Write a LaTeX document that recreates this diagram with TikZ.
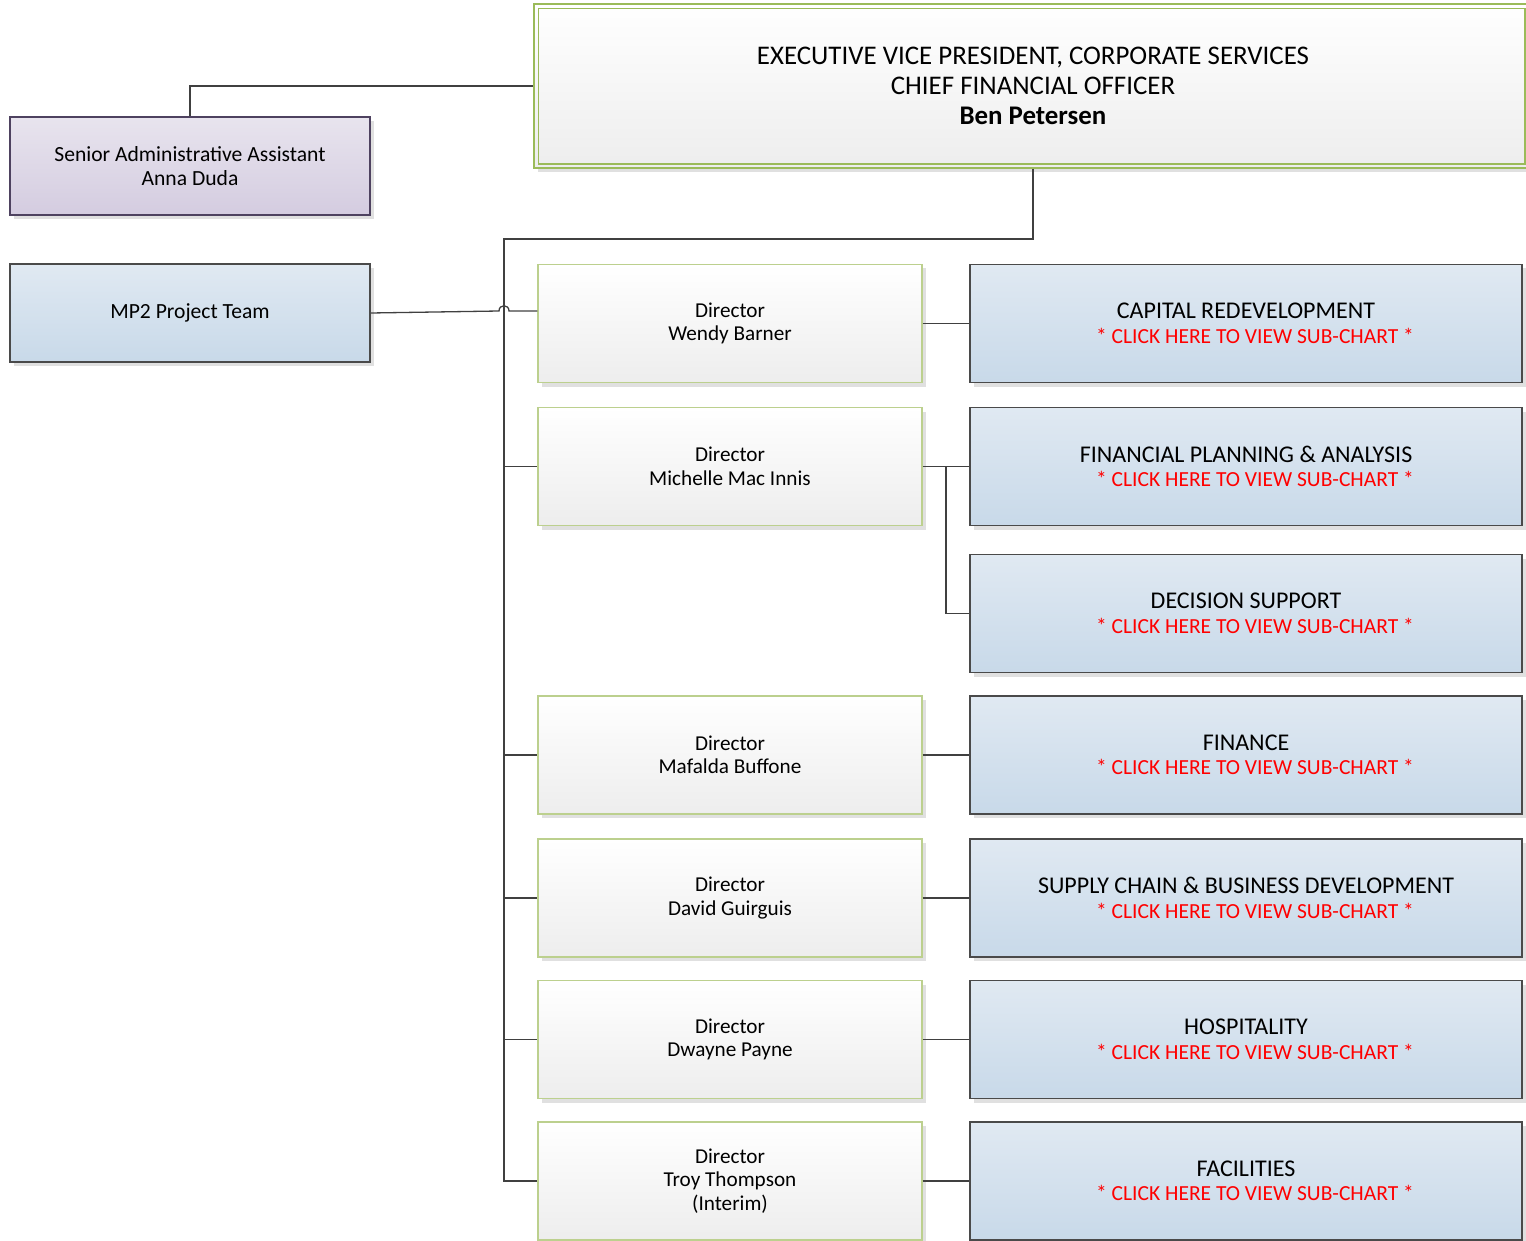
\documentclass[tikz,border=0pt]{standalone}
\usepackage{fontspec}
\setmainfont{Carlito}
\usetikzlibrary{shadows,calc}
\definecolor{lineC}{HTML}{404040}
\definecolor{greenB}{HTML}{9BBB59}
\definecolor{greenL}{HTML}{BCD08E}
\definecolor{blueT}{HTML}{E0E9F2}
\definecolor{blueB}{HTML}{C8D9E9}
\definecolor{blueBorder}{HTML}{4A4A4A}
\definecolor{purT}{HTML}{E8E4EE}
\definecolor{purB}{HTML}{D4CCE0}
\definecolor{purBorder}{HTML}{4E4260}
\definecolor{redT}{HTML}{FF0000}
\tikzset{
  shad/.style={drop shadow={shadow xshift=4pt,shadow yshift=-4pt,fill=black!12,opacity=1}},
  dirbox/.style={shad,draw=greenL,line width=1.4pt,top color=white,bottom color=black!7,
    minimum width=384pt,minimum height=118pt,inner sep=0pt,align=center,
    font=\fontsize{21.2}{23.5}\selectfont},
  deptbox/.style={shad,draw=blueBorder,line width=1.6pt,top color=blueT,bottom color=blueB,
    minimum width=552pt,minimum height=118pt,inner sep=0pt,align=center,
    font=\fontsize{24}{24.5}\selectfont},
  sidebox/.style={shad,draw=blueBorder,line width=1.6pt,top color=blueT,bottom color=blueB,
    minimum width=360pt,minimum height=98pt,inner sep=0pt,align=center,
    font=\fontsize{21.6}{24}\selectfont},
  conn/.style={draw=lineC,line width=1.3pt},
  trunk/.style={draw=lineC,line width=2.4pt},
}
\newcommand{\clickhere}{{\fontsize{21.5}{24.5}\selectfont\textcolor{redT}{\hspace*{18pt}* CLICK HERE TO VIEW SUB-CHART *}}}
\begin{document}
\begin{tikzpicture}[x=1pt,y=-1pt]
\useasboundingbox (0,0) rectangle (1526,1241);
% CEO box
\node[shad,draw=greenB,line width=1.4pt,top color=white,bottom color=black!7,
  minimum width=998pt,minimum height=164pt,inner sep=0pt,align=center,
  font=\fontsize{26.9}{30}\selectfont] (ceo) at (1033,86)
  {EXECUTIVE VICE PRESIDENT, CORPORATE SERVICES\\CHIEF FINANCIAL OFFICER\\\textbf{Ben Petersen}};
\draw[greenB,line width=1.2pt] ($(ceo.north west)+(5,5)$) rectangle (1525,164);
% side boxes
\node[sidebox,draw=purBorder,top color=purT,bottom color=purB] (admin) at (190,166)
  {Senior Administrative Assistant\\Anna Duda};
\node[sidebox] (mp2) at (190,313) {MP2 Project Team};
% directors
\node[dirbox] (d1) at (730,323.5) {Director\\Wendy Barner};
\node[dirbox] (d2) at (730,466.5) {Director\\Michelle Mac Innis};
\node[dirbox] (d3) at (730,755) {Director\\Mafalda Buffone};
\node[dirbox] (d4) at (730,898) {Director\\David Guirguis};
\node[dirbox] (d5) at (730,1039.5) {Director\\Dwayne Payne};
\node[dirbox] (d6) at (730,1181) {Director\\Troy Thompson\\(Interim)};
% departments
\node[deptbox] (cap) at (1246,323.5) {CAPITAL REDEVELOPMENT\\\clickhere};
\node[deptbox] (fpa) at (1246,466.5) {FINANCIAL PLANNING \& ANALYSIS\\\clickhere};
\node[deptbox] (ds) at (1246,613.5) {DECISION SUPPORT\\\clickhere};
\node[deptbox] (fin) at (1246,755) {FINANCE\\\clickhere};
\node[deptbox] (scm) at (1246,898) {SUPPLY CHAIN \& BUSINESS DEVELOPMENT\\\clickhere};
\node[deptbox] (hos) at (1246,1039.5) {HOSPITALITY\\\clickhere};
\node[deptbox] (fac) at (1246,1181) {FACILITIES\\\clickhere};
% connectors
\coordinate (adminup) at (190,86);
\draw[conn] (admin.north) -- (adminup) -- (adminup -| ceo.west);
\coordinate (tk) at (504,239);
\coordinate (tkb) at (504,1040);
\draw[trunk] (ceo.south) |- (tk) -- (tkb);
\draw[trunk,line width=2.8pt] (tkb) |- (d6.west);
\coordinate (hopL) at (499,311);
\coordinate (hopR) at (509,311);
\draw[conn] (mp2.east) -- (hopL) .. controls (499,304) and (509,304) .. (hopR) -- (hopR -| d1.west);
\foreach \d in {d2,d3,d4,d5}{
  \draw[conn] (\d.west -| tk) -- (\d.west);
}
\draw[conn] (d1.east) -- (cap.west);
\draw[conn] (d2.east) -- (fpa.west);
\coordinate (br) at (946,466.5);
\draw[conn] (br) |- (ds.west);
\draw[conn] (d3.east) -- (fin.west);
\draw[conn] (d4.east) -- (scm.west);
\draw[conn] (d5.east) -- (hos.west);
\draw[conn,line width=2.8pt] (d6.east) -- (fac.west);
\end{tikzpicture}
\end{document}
════════
#### Work required:
Output each line exactly; omit every picture.

#### Solution:
Write a LaTeX document that recreates this diagram with TikZ.
\documentclass[tikz,border=0pt]{standalone}
\usepackage{fontspec}
\setmainfont{Carlito}
\usetikzlibrary{shadows,calc}
\definecolor{lineC}{HTML}{404040}
\definecolor{greenB}{HTML}{9BBB59}
\definecolor{greenL}{HTML}{BCD08E}
\definecolor{blueT}{HTML}{E0E9F2}
\definecolor{blueB}{HTML}{C8D9E9}
\definecolor{blueBorder}{HTML}{4A4A4A}
\definecolor{purT}{HTML}{E8E4EE}
\definecolor{purB}{HTML}{D4CCE0}
\definecolor{purBorder}{HTML}{4E4260}
\definecolor{redT}{HTML}{FF0000}
\tikzset{
  shad/.style={drop shadow={shadow xshift=4pt,shadow yshift=-4pt,fill=black!12,opacity=1}},
  dirbox/.style={shad,draw=greenL,line width=1.4pt,top color=white,bottom color=black!7,
    minimum width=384pt,minimum height=118pt,inner sep=0pt,align=center,
    font=\fontsize{21.2}{23.5}\selectfont},
  deptbox/.style={shad,draw=blueBorder,line width=1.6pt,top color=blueT,bottom color=blueB,
    minimum width=552pt,minimum height=118pt,inner sep=0pt,align=center,
    font=\fontsize{24}{24.5}\selectfont},
  sidebox/.style={shad,draw=blueBorder,line width=1.6pt,top color=blueT,bottom color=blueB,
    minimum width=360pt,minimum height=98pt,inner sep=0pt,align=center,
    font=\fontsize{21.6}{24}\selectfont},
  conn/.style={draw=lineC,line width=1.3pt},
  trunk/.style={draw=lineC,line width=2.4pt},
}
\newcommand{\clickhere}{{\fontsize{21.5}{24.5}\selectfont\textcolor{redT}{\hspace*{18pt}* CLICK HERE TO VIEW SUB-CHART *}}}
\begin{document}
\begin{tikzpicture}[x=1pt,y=-1pt]
\useasboundingbox (0,0) rectangle (1526,1241);
% CEO box
\node[shad,draw=greenB,line width=1.4pt,top color=white,bottom color=black!7,
  minimum width=998pt,minimum height=164pt,inner sep=0pt,align=center,
  font=\fontsize{26.9}{30}\selectfont] (ceo) at (1033,86)
  {EXECUTIVE VICE PRESIDENT, CORPORATE SERVICES\\CHIEF FINANCIAL OFFICER\\\textbf{Ben Petersen}};
\draw[greenB,line width=1.2pt] ($(ceo.north west)+(5,5)$) rectangle (1525,164);
% side boxes
\node[sidebox,draw=purBorder,top color=purT,bottom color=purB] (admin) at (190,166)
  {Senior Administrative Assistant\\Anna Duda};
\node[sidebox] (mp2) at (190,313) {MP2 Project Team};
% directors
\node[dirbox] (d1) at (730,323.5) {Director\\Wendy Barner};
\node[dirbox] (d2) at (730,466.5) {Director\\Michelle Mac Innis};
\node[dirbox] (d3) at (730,755) {Director\\Mafalda Buffone};
\node[dirbox] (d4) at (730,898) {Director\\David Guirguis};
\node[dirbox] (d5) at (730,1039.5) {Director\\Dwayne Payne};
\node[dirbox] (d6) at (730,1181) {Director\\Troy Thompson\\(Interim)};
% departments
\node[deptbox] (cap) at (1246,323.5) {CAPITAL REDEVELOPMENT\\\clickhere};
\node[deptbox] (fpa) at (1246,466.5) {FINANCIAL PLANNING \& ANALYSIS\\\clickhere};
\node[deptbox] (ds) at (1246,613.5) {DECISION SUPPORT\\\clickhere};
\node[deptbox] (fin) at (1246,755) {FINANCE\\\clickhere};
\node[deptbox] (scm) at (1246,898) {SUPPLY CHAIN \& BUSINESS DEVELOPMENT\\\clickhere};
\node[deptbox] (hos) at (1246,1039.5) {HOSPITALITY\\\clickhere};
\node[deptbox] (fac) at (1246,1181) {FACILITIES\\\clickhere};
% connectors
\coordinate (adminup) at (190,86);
\draw[conn] (admin.north) -- (adminup) -- (adminup -| ceo.west);
\coordinate (tk) at (504,239);
\coordinate (tkb) at (504,1040);
\draw[trunk] (ceo.south) |- (tk) -- (tkb);
\draw[trunk,line width=2.8pt] (tkb) |- (d6.west);
\coordinate (hopL) at (499,311);
\coordinate (hopR) at (509,311);
\draw[conn] (mp2.east) -- (hopL) .. controls (499,304) and (509,304) .. (hopR) -- (hopR -| d1.west);
\foreach \d in {d2,d3,d4,d5}{
  \draw[conn] (\d.west -| tk) -- (\d.west);
}
\draw[conn] (d1.east) -- (cap.west);
\draw[conn] (d2.east) -- (fpa.west);
\coordinate (br) at (946,466.5);
\draw[conn] (br) |- (ds.west);
\draw[conn] (d3.east) -- (fin.west);
\draw[conn] (d4.east) -- (scm.west);
\draw[conn] (d5.east) -- (hos.west);
\draw[conn,line width=2.8pt] (d6.east) -- (fac.west);
\end{tikzpicture}
\end{document}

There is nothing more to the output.